> _WORK TO COMPLETE_
Starting at the line that contains "Write a web" and stopping after the line that contains "47.3, 45.5, 42.7];", copy the lines exactly. Pictures are left out.

[Collection entries]
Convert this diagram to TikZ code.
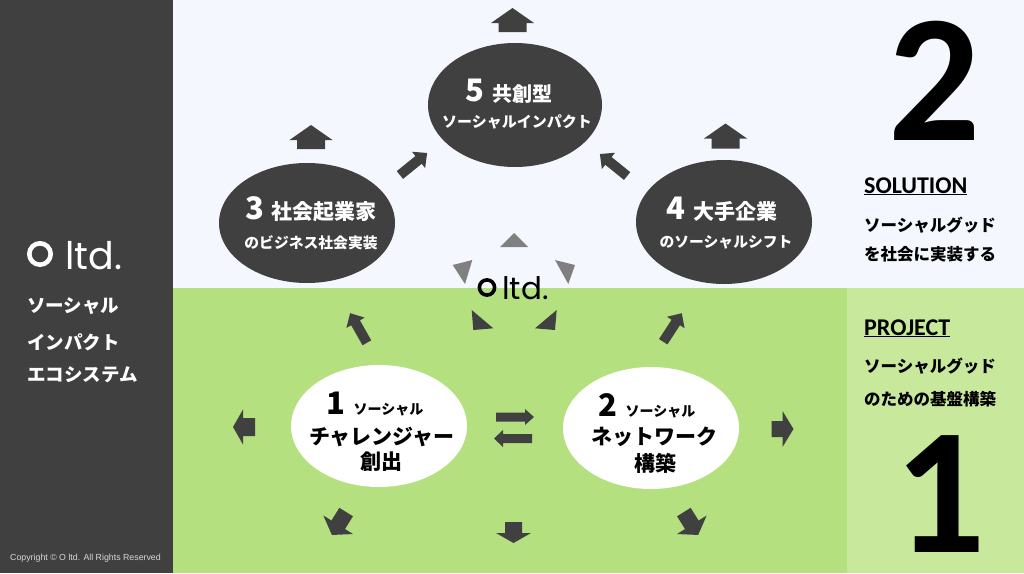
\documentclass[tikz,border=0pt]{standalone}
\usepackage{fontspec}
\usetikzlibrary{shapes.geometric}
\newfontfamily\jp{Noto Sans CJK JP}
\newfontfamily\carl{Carlito}
\newfontfamily\popp{Poppins}
\newfontfamily\libs{Liberation Sans}
\definecolor{dk}{RGB}{64,64,64}
\definecolor{topbg}{RGB}{244,247,254}
\definecolor{grn}{RGB}{181,224,127}
\definecolor{lgrn}{RGB}{200,232,155}
\definecolor{tri}{RGB}{128,128,128}
\definecolor{cpy}{RGB}{215,215,215}
\newcommand{\fz}[1]{\fontsize{#1}{#1}\selectfont}
% center, angle, length, head length, shaft width, head width
\newcommand{\barr}[6]{\fill[dk,shift={(#1)},rotate=#2]
  (-#3/2,-#5/2) -- (#3/2-#4,-#5/2) -- (#3/2-#4,-#6/2) -- (#3/2,0)
  -- (#3/2-#4,#6/2) -- (#3/2-#4,#5/2) -- (-#3/2,#5/2) -- cycle;}
\tikzset{
  dkell/.style={ellipse, fill=dk, inner sep=0pt},
  wtell/.style={ellipse, fill=white, inner sep=0pt},
  wt/.style={inner sep=0pt, text=white, font=\jp\bfseries},
  bk/.style={inner sep=0pt, text=black, font=\jp\bfseries},
}
\begin{document}
\begin{tikzpicture}[x=1pt,y=-1pt]
\useasboundingbox (0,0) rectangle (1024,573);
% backgrounds
\fill[topbg] (173,0) rectangle (1024,288);
\fill[grn] (173,288) rectangle (847,573);
\fill[lgrn] (847,288) rectangle (1024,573);
\fill[dk] (0,0) rectangle (173,573);

% left panel
\draw[white, line width=4.6pt] (40,254) circle (10.7);
\node[anchor=base west, inner sep=0pt, text=white, font=\popp\fz{38}] (llogo) at (65,269) {ltd.};
\node[wt, anchor=west, font=\jp\bfseries\fz{18.5}] (l1) at (27,306) {ソーシャル};
\node[wt, anchor=west, font=\jp\bfseries\fz{18.5}] (l2) at (27,342) {インパクト};
\node[wt, anchor=west, font=\jp\bfseries\fz{18.5}] (l3) at (27,375) {エコシステム};
\node[anchor=west, inner sep=0pt, text=cpy, font=\libs\fz{8.8}] (cp) at (10,558) {Copyright © O ltd. All Rights Reserved};

% right panel
\node[anchor=base, inner sep=0pt, font=\carl\bfseries\fz{182}] (n2) at (935,140) {2};
\node[anchor=base west, inner sep=0pt, font=\carl\bfseries\fz{24}] (sol) at (864,193) {\underline{SOLUTION}};
\node[bk, anchor=west, font=\jp\bfseries\fz{16.5}] (s1) at (864,225) {ソーシャルグッド};
\node[bk, anchor=west, font=\jp\bfseries\fz{16.5}] (s2) at (864,254) {を社会に実装する};
\node[anchor=base west, inner sep=0pt, font=\carl\bfseries\fz{24}] (prj) at (864,335) {\underline{PROJECT}};
\node[bk, anchor=west, font=\jp\bfseries\fz{16.5}] (p1) at (864,366) {ソーシャルグッド};
\node[bk, anchor=west, font=\jp\bfseries\fz{16.5}] (p2) at (864,399) {のための基盤構築};
\node[anchor=base, inner sep=0pt, font=\carl\bfseries\fz{180}] (n1) at (940,552) {1};

% ellipses
\node[dkell, minimum width=174, minimum height=124] (e5) at (515,105) {};
\node[dkell, minimum width=176, minimum height=120] (e3) at (307,223) {};
\node[dkell, minimum width=176, minimum height=124] (e4) at (724,222) {};
\node[wtell, minimum width=176, minimum height=122] (e1) at (379,426) {};
\node[wtell, minimum width=176, minimum height=122] (e2) at (651,428) {};

% ellipse texts
\node[wt, anchor=base] (t5a) at (509,101) {\fz{31}5\hspace{9pt}\fz{20}共創型};
\node[wt] (t5b) at (517,122) {\fz{15}ソーシャルインパクト};
\node[wt, anchor=base] (t3a) at (311,219) {\fz{31}3\hspace{8pt}\fz{21}社会起業家};
\node[wt] (t3b) at (311,243) {\fz{14.8}のビジネス社会実装};
\node[wt, anchor=base] (t4a) at (722,219) {\fz{31}4\hspace{8pt}\fz{21}大手企業};
\node[wt] (t4b) at (726,242) {\fz{14.8}のソーシャルシフト};
\node[bk, anchor=base] (t1a) at (375,414) {\fz{31}1\hspace{8pt}\fz{14}ソーシャル};
\node[bk] (t1b) at (382,437) {\fz{21}チャレンジャー};
\node[bk] (t1c) at (381,462) {\fz{21}創出};
\node[bk, anchor=base] (t2a) at (647,416) {\fz{31}2\hspace{8pt}\fz{14}ソーシャル};
\node[bk] (t2b) at (654,437) {\fz{21}ネットワーク};
\node[bk] (t2c) at (655,463) {\fz{21}構築};

% block arrows
\barr{512.5,20}{90}{24}{15}{28}{43}
\barr{311,137}{90}{24}{15}{28}{43}
\barr{725.5,136}{90}{25}{15}{28}{43}
\barr{413.5,164}{39}{35}{11}{10}{21}
\barr{613.5,165}{141}{35}{11}{10}{21}
\barr{358.5,328}{119.5}{34}{11}{10}{21}
\barr{672.5,327.5}{57}{34}{11}{10}{21}
\barr{244,427}{180}{22}{10}{18}{35}
\barr{782.5,429}{0}{22}{11}{16}{36}
\barr{513.5,532.5}{-90}{21}{10}{17}{35}
\barr{339,523.5}{-122}{27}{12}{16}{35}
\barr{691,523.5}{-58}{27}{12}{16}{35}
\barr{515,417}{0}{38}{9}{9}{16}
\barr{513,438.5}{180}{38}{9}{9}{17}

% centre logo and triangles
\fill[tri] (500,247) -- (528,247) -- (514,233) -- cycle;
\fill[tri] (452.7,265) -- (472.3,260) -- (465,284) -- cycle;
\fill[tri] (555,260) -- (575,265) -- (568.3,284) -- cycle;
\fill[dk] (471.7,310) -- (493.3,328.3) -- (473.3,330) -- cycle;
\fill[dk] (556.7,310) -- (555,330) -- (535,328.3) -- cycle;
\draw[black, line width=3.6pt] (487,287.5) circle (7.6);
\node[anchor=base west, inner sep=0pt, text=black, font=\popp\fz{31}] (clogo) at (502,299) {ltd.};
\end{tikzpicture}
\end{document}
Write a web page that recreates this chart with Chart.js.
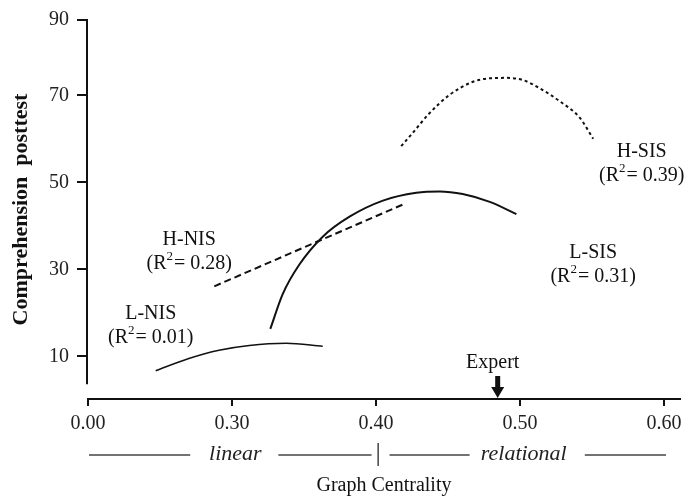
<!DOCTYPE html>
<html>
<head>
<meta charset="utf-8">
<script src="https://cdn.jsdelivr.net/npm/chart.js@4.4.1/dist/chart.umd.min.js"></script>
<style>
  body { margin: 0; background: #fff; }
  #wrap { width: 688px; height: 499px; }
</style>
</head>
<body>
<div id="wrap"><canvas id="myChart"></canvas></div>
<script>
// curves (x = graph centrality, y = comprehension posttest)
// note: the x axis is broken, the first tick "0.00" sits where 0.20 would be
const lNisX = [0.247, 0.270, 0.291, 0.312, 0.3375, 0.363];
const lNisY = [6.7, 9.5, 11.4, 12.5, 13.0, 12.3];

const hNisX = [0.2877, 0.4187];
const hNisY = [26.1, 44.9];

const lSisX = [0.3266, 0.3352, 0.3468, 0.363, 0.3816, 0.4048, 0.428, 0.4442, 0.4602, 0.479, 0.4975];
const lSisY = [16.3, 24.3, 31.1, 37.5, 42.1, 45.8, 47.6, 47.9, 47.3, 45.5, 42.7];

const hSisX = [0.4175, 0.4256, 0.4372, 0.4511, 0.4673, 0.479, 0.4906, 0.5021, 0.5137, 0.5277, 0.5416, 0.5508];
const hSisY = [58.3, 61.4, 65.9, 70.1, 73.1, 73.9, 74.0, 73.5, 71.6, 68.6, 64.8, 60.0];

const xTickValues = [0.2, 0.3, 0.4, 0.5, 0.6];
const xTickLabels = ['0.00', '0.30', '0.40', '0.50', '0.60'];
const yTickValues = [10, 30, 50, 70, 87.3];
const yTickLabels = ['10', '30', '50', '70', '90'];

const groupNames = ['L-NIS', 'H-NIS', 'L-SIS', 'H-SIS'];
const groupR2 = ['0.01', '0.28', '0.31', '0.39'];
const expertX = 0.4845;

// where the group labels sit (data units)
const labelPos = [
  { x: 0.2436, y: 19.8 },
  { x: 0.2703, y: 36.8 },
  { x: 0.5508, y: 33.9 },
  { x: 0.5845, y: 57.0 }
];

const SERIF = '"Liberation Serif", "Times New Roman", serif';

function toPoints(xs, ys) {
  return xs.map((x, i) => ({ x: x, y: ys[i] }));
}

function drawR2(ctx, r2, cx, cy) {
  const main = '20px ' + SERIF;
  const sup = '13px ' + SERIF;
  ctx.font = main;
  const w1 = ctx.measureText('(R').width;
  const w3 = ctx.measureText('= ' + r2 + ')').width;
  ctx.font = sup;
  const w2 = ctx.measureText('2').width + 1;
  let x = cx - (w1 + w2 + w3) / 2;
  ctx.textAlign = 'left';
  ctx.textBaseline = 'middle';
  ctx.font = main;
  ctx.fillText('(R', x, cy);
  x += w1;
  ctx.font = sup;
  ctx.fillText('2', x, cy - 7);
  x += w2;
  ctx.font = main;
  ctx.fillText('= ' + r2 + ')', x, cy);
}

const extras = {
  id: 'extras',
  afterDraw(chart) {
    const ctx = chart.ctx;
    const xs = chart.scales.x;
    const ys = chart.scales.y;
    const area = chart.chartArea;
    ctx.save();
    ctx.fillStyle = '#111';
    ctx.strokeStyle = '#111';

    // y axis line stops short of the x axis
    ctx.lineWidth = 2;
    ctx.beginPath();
    ctx.moveTo(area.left - 1, area.top);
    ctx.lineTo(area.left - 1, ys.getPixelForValue(3.6));
    ctx.stroke();

    // group labels
    groupNames.forEach((name, i) => {
      const px = xs.getPixelForValue(labelPos[i].x);
      const py = ys.getPixelForValue(labelPos[i].y);
      ctx.font = '20px ' + SERIF;
      ctx.textAlign = 'center';
      ctx.textBaseline = 'middle';
      ctx.fillText(name, px, py);
      drawR2(ctx, groupR2[i], px, py + 24);
    });

    // expert marker
    const ex = xs.getPixelForValue(expertX);
    const base = area.bottom - 1;
    ctx.font = '20px ' + SERIF;
    ctx.textAlign = 'center';
    ctx.textBaseline = 'middle';
    ctx.fillText('Expert', ex - 5, base - 35);
    ctx.fillRect(ex - 2.5, base - 22, 5, 12);
    ctx.beginPath();
    ctx.moveTo(ex - 6.5, base - 11);
    ctx.lineTo(ex + 6.5, base - 11);
    ctx.lineTo(ex, base);
    ctx.closePath();
    ctx.fill();

    // linear | relational row
    const rowY = area.bottom + 56;
    ctx.strokeStyle = '#444';
    ctx.lineWidth = 1.5;
    const segs = [[0.2007, 0.271], [0.3322, 0.3969], [0.4094, 0.465], [0.545, 0.6014]];
    segs.forEach(s => {
      ctx.beginPath();
      ctx.moveTo(xs.getPixelForValue(s[0]), rowY);
      ctx.lineTo(xs.getPixelForValue(s[1]), rowY);
      ctx.stroke();
    });
    const sep = xs.getPixelForValue(0.4015);
    ctx.beginPath();
    ctx.moveTo(sep, rowY - 12);
    ctx.lineTo(sep, rowY + 11);
    ctx.stroke();
    ctx.font = 'italic 22px ' + SERIF;
    ctx.fillStyle = '#222';
    ctx.fillText('linear', xs.getPixelForValue(0.3023), rowY - 1);
    ctx.fillText('relational', xs.getPixelForValue(0.5026), rowY - 1);
    ctx.restore();
  }
};

window.onload = function () {
  const ctx = document.getElementById('myChart').getContext('2d');

  const lineStyle = {
    borderColor: '#111',
    pointRadius: 0,
    fill: false,
    cubicInterpolationMode: 'monotone'
  };

  new Chart(ctx, {
    type: 'line',
    data: {
      datasets: [
        Object.assign({ label: 'L-NIS', data: toPoints(lNisX, lNisY), borderWidth: 1.5 }, lineStyle),
        Object.assign({ label: 'H-NIS', data: toPoints(hNisX, hNisY), borderWidth: 2, borderDash: [7, 4] }, lineStyle),
        Object.assign({ label: 'L-SIS', data: toPoints(lSisX, lSisY), borderWidth: 2 }, lineStyle),
        Object.assign({ label: 'H-SIS', data: toPoints(hSisX, hSisY), borderWidth: 2, borderDash: [3, 3] }, lineStyle)
      ]
    },
    options: {
      responsive: true,
      maintainAspectRatio: false,
      animation: false,
      layout: { padding: { top: 16, right: 8, left: 0, bottom: 0 } },
      plugins: { legend: { display: false }, tooltip: { enabled: false } },
      scales: {
        x: {
          type: 'linear',
          min: 0.2,
          max: 0.6111,
          afterFit: (scale) => { scale.height = 100; },
          afterBuildTicks: (scale) => { scale.ticks = xTickValues.map(v => ({ value: v })); },
          border: { display: true, color: '#111', width: 2 },
          grid: { drawOnChartArea: false, drawTicks: true, tickLength: 7, color: '#111', lineWidth: 2 },
          ticks: {
            color: '#222',
            padding: 6,
            font: { family: SERIF, size: 20 },
            callback: (v) => xTickLabels[xTickValues.indexOf(v)]
          },
          title: {
            display: true,
            text: 'Graph Centrality',
            color: '#111',
            font: { family: SERIF, size: 20 },
            padding: { top: 0, bottom: 1 }
          }
        },
        y: {
          type: 'linear',
          min: 0.2,
          max: 87.3,
          afterFit: (scale) => { scale.width = 88; },
          afterBuildTicks: (scale) => { scale.ticks = yTickValues.map(v => ({ value: v })); },
          border: { display: false },
          grid: { drawOnChartArea: false, drawTicks: true, tickLength: 11, color: '#111', lineWidth: 2 },
          ticks: {
            color: '#222',
            padding: 8,
            font: { family: SERIF, size: 20 },
            callback: (v) => yTickLabels[yTickValues.indexOf(v)]
          },
          title: {
            display: true,
            text: 'Comprehension  posttest',
            color: '#111',
            font: { family: SERIF, size: 22, weight: 'bold' },
            padding: { top: 8, bottom: 0 }
          }
        }
      }
    },
    plugins: [extras]
  });
};
</script>
</body>
</html>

> _FINISHED TASK_
Write a web page that recreates this chart with Chart.js.
<!DOCTYPE html>
<html>
<head>
<meta charset="utf-8">
<script src="https://cdn.jsdelivr.net/npm/chart.js@4.4.1/dist/chart.umd.min.js"></script>
<style>
  body { margin: 0; background: #fff; }
  #wrap { width: 688px; height: 499px; }
</style>
</head>
<body>
<div id="wrap"><canvas id="myChart"></canvas></div>
<script>
// curves (x = graph centrality, y = comprehension posttest)
// note: the x axis is broken, the first tick "0.00" sits where 0.20 would be
const lNisX = [0.247, 0.270, 0.291, 0.312, 0.3375, 0.363];
const lNisY = [6.7, 9.5, 11.4, 12.5, 13.0, 12.3];

const hNisX = [0.2877, 0.4187];
const hNisY = [26.1, 44.9];

const lSisX = [0.3266, 0.3352, 0.3468, 0.363, 0.3816, 0.4048, 0.428, 0.4442, 0.4602, 0.479, 0.4975];
const lSisY = [16.3, 24.3, 31.1, 37.5, 42.1, 45.8, 47.6, 47.9, 47.3, 45.5, 42.7];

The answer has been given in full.